- PROBLEM TO WORK ON
Output the full listing below exactly as it reads, and skip anything that is a picture.

- MATERIALS PROVIDED
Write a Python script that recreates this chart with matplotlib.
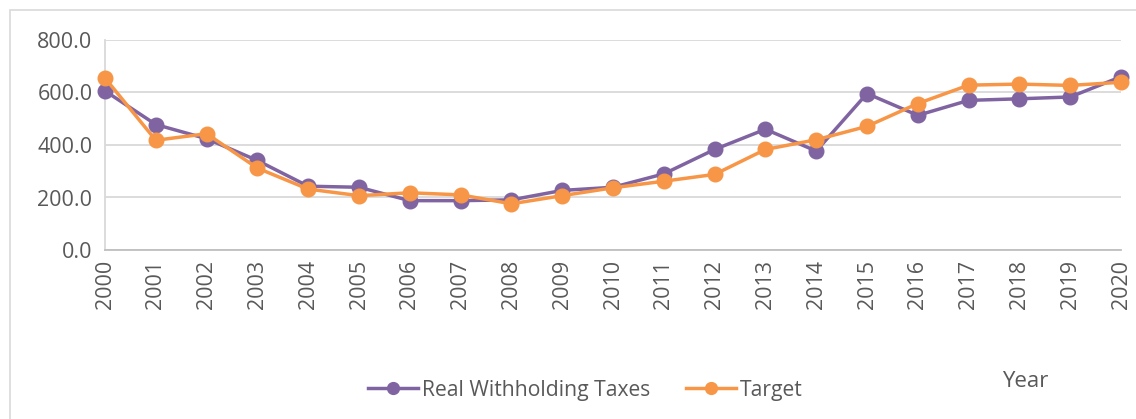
import matplotlib
matplotlib.use("Agg")
import matplotlib.pyplot as plt
from matplotlib.patches import Rectangle
from matplotlib.lines import Line2D

plt.rcParams['font.family'] = ['Open Sans', 'DejaVu Sans']

years = [str(y) for y in range(2000, 2021)]
real_taxes = [606, 478, 424, 341, 243, 239, 188, 188, 191, 227, 239,
              290, 383, 460, 377, 596, 513, 570, 576, 583, 660]
target = [655, 418, 443, 312, 232, 207, 218, 210, 176, 207, 237,
          262, 288, 383, 420, 471, 558, 628, 632, 627, 639]
yticks = [0, 200, 400, 600, 800]

purple = '#8064A2'
orange = '#F79646'
textc = '#595959'

W, H = 1136, 419
fig = plt.figure(figsize=(W / 100, H / 100), dpi=100)
fig.patch.set_facecolor('white')

# outer chart border
fig.add_artist(Rectangle((10 / W, -0.05), 1.2, 1 - 10 / H + 0.05,
                         transform=fig.transFigure, fill=False,
                         edgecolor='#D9D9D9', linewidth=1.2))

ax = fig.add_axes([105 / W, 1 - 250 / H, (1121 - 105) / W, (250 - 40) / H])
x = list(range(len(years)))
ax.plot(x, real_taxes, color=purple, lw=2.5, marker='o', ms=10.5,
        label='Real Withholding Taxes', zorder=3, clip_on=False)
ax.plot(x, target, color=orange, lw=2.5, marker='o', ms=10.5,
        label='Target', zorder=4, clip_on=False)

ax.set_xlim(0, len(years) - 1)
ax.set_ylim(0, 800)
ax.set_yticks(yticks)
ax.set_yticklabels([f'{v:.1f}' for v in yticks], fontsize=15.5, color=textc)
ax.set_xticks(x)
ax.set_xticklabels(years, rotation=90, fontsize=15.5, color=textc)
ax.tick_params(axis='both', length=0)
ax.tick_params(axis='y', pad=9)
ax.tick_params(axis='x', pad=7)
ax.grid(axis='y', color='#D9D9D9', lw=1.3)
ax.set_axisbelow(True)
for s in ['top', 'right']:
    ax.spines[s].set_visible(False)
ax.spines['left'].set_color('#D9D9D9')
ax.spines['left'].set_linewidth(1.3)
ax.spines['bottom'].set_color('#BFBFBF')
ax.spines['bottom'].set_linewidth(1.3)

handles = [Line2D([], [], color=purple, lw=2.5, marker='o', ms=8.5),
           Line2D([], [], color=orange, lw=2.5, marker='o', ms=8.5)]
leg = fig.legend(handles, ['Real Withholding Taxes', 'Target'],
                 loc='center', bbox_to_anchor=(585 / W, 1 - 390 / H),
                 ncol=2, frameon=False, fontsize=15.2, handlelength=2.4,
                 handletextpad=0.15, columnspacing=1.7)
for t in leg.get_texts():
    t.set_color(textc)

fig.text(1025 / W, 1 - 381 / H, 'Year', ha='center', va='center',
         fontsize=16, color=textc)

fig.savefig('out.png', dpi=100)
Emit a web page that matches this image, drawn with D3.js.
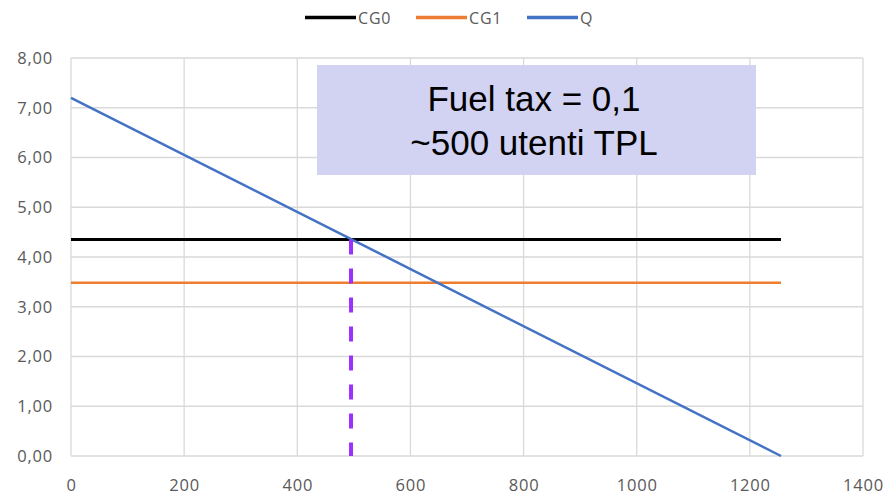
<!DOCTYPE html>
<html><head><meta charset="utf-8">
<script src="https://cdn.jsdelivr.net/npm/d3@7"></script>
<style>body{margin:0;background:#fff}svg{display:block}</style>
</head><body>
<svg id="c" width="892" height="496"></svg>
<script>
const seriesNames = ["CG0", "CG1", "Q"];
const seriesColors = ["#000000", "#ED7D31", "#4472C4"];
const xPoints = [0, 1255];
const cg0Values = [4.35, 4.35];
const cg1Values = [3.48, 3.48];
const qValues = [7.2, 0];
const xTicks = [0, 200, 400, 600, 800, 1000, 1200, 1400];
const yTicks = [0, 1, 2, 3, 4, 5, 6, 7, 8];
const markerX = 495;
const annotationLines = ["Fuel tax = 0,1", "~500 utenti TPL"];

const svg = d3.select("#c");
const x = d3.scaleLinear().domain([0, 1400]).range([71, 863]);
const y = d3.scaleLinear().domain([0, 8]).range([456, 58]);
const fmtY = v => d3.format(".2f")(v).replace(".", ",");
const labFont = "Open Sans, Liberation Sans, sans-serif";

// grid
svg.append("g").selectAll("line").data(yTicks).join("line")
  .attr("x1", x(0)).attr("x2", x(1400)).attr("y1", d => y(d)).attr("y2", d => y(d))
  .attr("stroke", "#d9d9d9").attr("stroke-width", 1.3);
svg.append("g").selectAll("line").data(xTicks).join("line")
  .attr("y1", y(0)).attr("y2", y(8)).attr("x1", d => x(d)).attr("x2", d => x(d))
  .attr("stroke", "#d9d9d9").attr("stroke-width", 1.3);

// axes labels
const yAxis = d3.axisLeft(y).tickValues(yTicks).tickFormat(fmtY).tickSize(0).tickPadding(18);
const gy = svg.append("g").attr("transform", `translate(${x(0)},0)`).call(yAxis);
gy.select(".domain").remove();
gy.selectAll("text").attr("fill", "#595959").attr("font-family", labFont)
  .attr("font-size", 16.5).attr("letter-spacing", 0.8);

const xAxis = d3.axisBottom(x).tickValues(xTicks).tickFormat(d => d).tickSize(0).tickPadding(23);
const gx = svg.append("g").attr("transform", `translate(0,${y(0)})`).call(xAxis);
gx.select(".domain").remove();
gx.selectAll("text").attr("fill", "#595959").attr("font-family", labFont)
  .attr("font-size", 16.5).attr("letter-spacing", 0.8);

// series
const line = d3.line().x(d => x(d[0])).y(d => y(d[1]));
const data = [cg0Values, cg1Values, qValues].map(vals => xPoints.map((xv, i) => [xv, vals[i]]));
const widths = [3, 2.5, 2.5];
svg.append("g").selectAll("path").data(data).join("path")
  .attr("d", line).attr("fill", "none")
  .attr("stroke", (d, i) => seriesColors[i]).attr("stroke-width", (d, i) => widths[i]);

// marker dashed line
svg.append("line")
  .attr("x1", x(markerX)).attr("x2", x(markerX))
  .attr("y1", y(cg0Values[0])).attr("y2", y(0))
  .attr("stroke", "#9B30FF").attr("stroke-width", 4).attr("stroke-dasharray", "15,14");

// annotation box
const box = svg.append("g");
box.append("rect").attr("x", 317).attr("y", 65).attr("width", 439).attr("height", 110).attr("fill", "#D2D2F2");
box.selectAll("text").data(annotationLines).join("text")
  .attr("x", 534).attr("y", (d, i) => 111 + i * 44)
  .attr("text-anchor", "middle").attr("font-family", "Liberation Sans, Arial, sans-serif")
  .attr("font-size", 35).attr("fill", "#000").text(d => d);

// legend
const legX = [305, 416, 527];
const leg = svg.append("g").selectAll("g").data(seriesNames).join("g")
  .attr("transform", (d, i) => `translate(${legX[i]},17.5)`);
leg.append("line").attr("x1", 0).attr("x2", 51).attr("y1", 0).attr("y2", 0)
  .attr("stroke", (d, i) => seriesColors[i]).attr("stroke-width", 3.5);
leg.append("text").attr("x", 53).attr("y", 6).attr("fill", "#595959")
  .attr("font-family", labFont).attr("font-size", 16).attr("letter-spacing", 0.8).text(d => d);
</script>
</body></html>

- WRITTEN SOLUTION
Write a Python script that recreates this chart with matplotlib.
import matplotlib
matplotlib.use("Agg")
import matplotlib.pyplot as plt
from matplotlib.patches import Rectangle
from matplotlib.lines import Line2D

plt.rcParams['font.family'] = ['Open Sans', 'DejaVu Sans']

years = [str(y) for y in range(2000, 2021)]
real_taxes = [606, 478, 424, 341, 243, 239, 188, 188, 191, 227, 239,
              290, 383, 460, 377, 596, 513, 570, 576, 583, 660]
target = [655, 418, 443, 312, 232, 207, 218, 210, 176, 207, 237,
          262, 288, 383, 420, 471, 558, 628, 632, 627, 639]
yticks = [0, 200, 400, 600, 800]

purple = '#8064A2'
orange = '#F79646'
textc = '#595959'

W, H = 1136, 419
fig = plt.figure(figsize=(W / 100, H / 100), dpi=100)
fig.patch.set_facecolor('white')

# outer chart border
fig.add_artist(Rectangle((10 / W, -0.05), 1.2, 1 - 10 / H + 0.05,
                         transform=fig.transFigure, fill=False,
                         edgecolor='#D9D9D9', linewidth=1.2))

ax = fig.add_axes([105 / W, 1 - 250 / H, (1121 - 105) / W, (250 - 40) / H])
x = list(range(len(years)))
ax.plot(x, real_taxes, color=purple, lw=2.5, marker='o', ms=10.5,
        label='Real Withholding Taxes', zorder=3, clip_on=False)
ax.plot(x, target, color=orange, lw=2.5, marker='o', ms=10.5,
        label='Target', zorder=4, clip_on=False)

ax.set_xlim(0, len(years) - 1)
ax.set_ylim(0, 800)
ax.set_yticks(yticks)
ax.set_yticklabels([f'{v:.1f}' for v in yticks], fontsize=15.5, color=textc)
ax.set_xticks(x)
ax.set_xticklabels(years, rotation=90, fontsize=15.5, color=textc)
ax.tick_params(axis='both', length=0)
ax.tick_params(axis='y', pad=9)
ax.tick_params(axis='x', pad=7)
ax.grid(axis='y', color='#D9D9D9', lw=1.3)
ax.set_axisbelow(True)
for s in ['top', 'right']:
    ax.spines[s].set_visible(False)
ax.spines['left'].set_color('#D9D9D9')
ax.spines['left'].set_linewidth(1.3)
ax.spines['bottom'].set_color('#BFBFBF')
ax.spines['bottom'].set_linewidth(1.3)

handles = [Line2D([], [], color=purple, lw=2.5, marker='o', ms=8.5),
           Line2D([], [], color=orange, lw=2.5, marker='o', ms=8.5)]
leg = fig.legend(handles, ['Real Withholding Taxes', 'Target'],
                 loc='center', bbox_to_anchor=(585 / W, 1 - 390 / H),
                 ncol=2, frameon=False, fontsize=15.2, handlelength=2.4,
                 handletextpad=0.15, columnspacing=1.7)
for t in leg.get_texts():
    t.set_color(textc)

fig.text(1025 / W, 1 - 381 / H, 'Year', ha='center', va='center',
         fontsize=16, color=textc)

fig.savefig('out.png', dpi=100)
Emit a web page that matches this image, drawn with D3.js.
<!DOCTYPE html>
<html><head><meta charset="utf-8">
<script src="https://cdn.jsdelivr.net/npm/d3@7"></script>
<style>body{margin:0;background:#fff}svg{display:block}</style>
</head><body>
<svg id="c" width="892" height="496"></svg>
<script>
const seriesNames = ["CG0", "CG1", "Q"];
const seriesColors = ["#000000", "#ED7D31", "#4472C4"];
const xPoints = [0, 1255];
const cg0Values = [4.35, 4.35];
const cg1Values = [3.48, 3.48];
const qValues = [7.2, 0];
const xTicks = [0, 200, 400, 600, 800, 1000, 1200, 1400];
const yTicks = [0, 1, 2, 3, 4, 5, 6, 7, 8];
const markerX = 495;
const annotationLines = ["Fuel tax = 0,1", "~500 utenti TPL"];

const svg = d3.select("#c");
const x = d3.scaleLinear().domain([0, 1400]).range([71, 863]);
const y = d3.scaleLinear().domain([0, 8]).range([456, 58]);
const fmtY = v => d3.format(".2f")(v).replace(".", ",");
const labFont = "Open Sans, Liberation Sans, sans-serif";

// grid
svg.append("g").selectAll("line").data(yTicks).join("line")
  .attr("x1", x(0)).attr("x2", x(1400)).attr("y1", d => y(d)).attr("y2", d => y(d))
  .attr("stroke", "#d9d9d9").attr("stroke-width", 1.3);
svg.append("g").selectAll("line").data(xTicks).join("line")
  .attr("y1", y(0)).attr("y2", y(8)).attr("x1", d => x(d)).attr("x2", d => x(d))
  .attr("stroke", "#d9d9d9").attr("stroke-width", 1.3);

// axes labels
const yAxis = d3.axisLeft(y).tickValues(yTicks).tickFormat(fmtY).tickSize(0).tickPadding(18);
const gy = svg.append("g").attr("transform", `translate(${x(0)},0)`).call(yAxis);
gy.select(".domain").remove();
gy.selectAll("text").attr("fill", "#595959").attr("font-family", labFont)
  .attr("font-size", 16.5).attr("letter-spacing", 0.8);

const xAxis = d3.axisBottom(x).tickValues(xTicks).tickFormat(d => d).tickSize(0).tickPadding(23);
const gx = svg.append("g").attr("transform", `translate(0,${y(0)})`).call(xAxis);
gx.select(".domain").remove();
gx.selectAll("text").attr("fill", "#595959").attr("font-family", labFont)
  .attr("font-size", 16.5).attr("letter-spacing", 0.8);

// series
const line = d3.line().x(d => x(d[0])).y(d => y(d[1]));
const data = [cg0Values, cg1Values, qValues].map(vals => xPoints.map((xv, i) => [xv, vals[i]]));
const widths = [3, 2.5, 2.5];
svg.append("g").selectAll("path").data(data).join("path")
  .attr("d", line).attr("fill", "none")
  .attr("stroke", (d, i) => seriesColors[i]).attr("stroke-width", (d, i) => widths[i]);

// marker dashed line
svg.append("line")
  .attr("x1", x(markerX)).attr("x2", x(markerX))
  .attr("y1", y(cg0Values[0])).attr("y2", y(0))
  .attr("stroke", "#9B30FF").attr("stroke-width", 4).attr("stroke-dasharray", "15,14");

// annotation box
const box = svg.append("g");
box.append("rect").attr("x", 317).attr("y", 65).attr("width", 439).attr("height", 110).attr("fill", "#D2D2F2");
box.selectAll("text").data(annotationLines).join("text")
  .attr("x", 534).attr("y", (d, i) => 111 + i * 44)
  .attr("text-anchor", "middle").attr("font-family", "Liberation Sans, Arial, sans-serif")
  .attr("font-size", 35).attr("fill", "#000").text(d => d);

// legend
const legX = [305, 416, 527];
const leg = svg.append("g").selectAll("g").data(seriesNames).join("g")
  .attr("transform", (d, i) => `translate(${legX[i]},17.5)`);
leg.append("line").attr("x1", 0).attr("x2", 51).attr("y1", 0).attr("y2", 0)
  .attr("stroke", (d, i) => seriesColors[i]).attr("stroke-width", 3.5);
leg.append("text").attr("x", 53).attr("y", 6).attr("fill", "#595959")
  .attr("font-family", labFont).attr("font-size", 16).attr("letter-spacing", 0.8).text(d => d);
</script>
</body></html>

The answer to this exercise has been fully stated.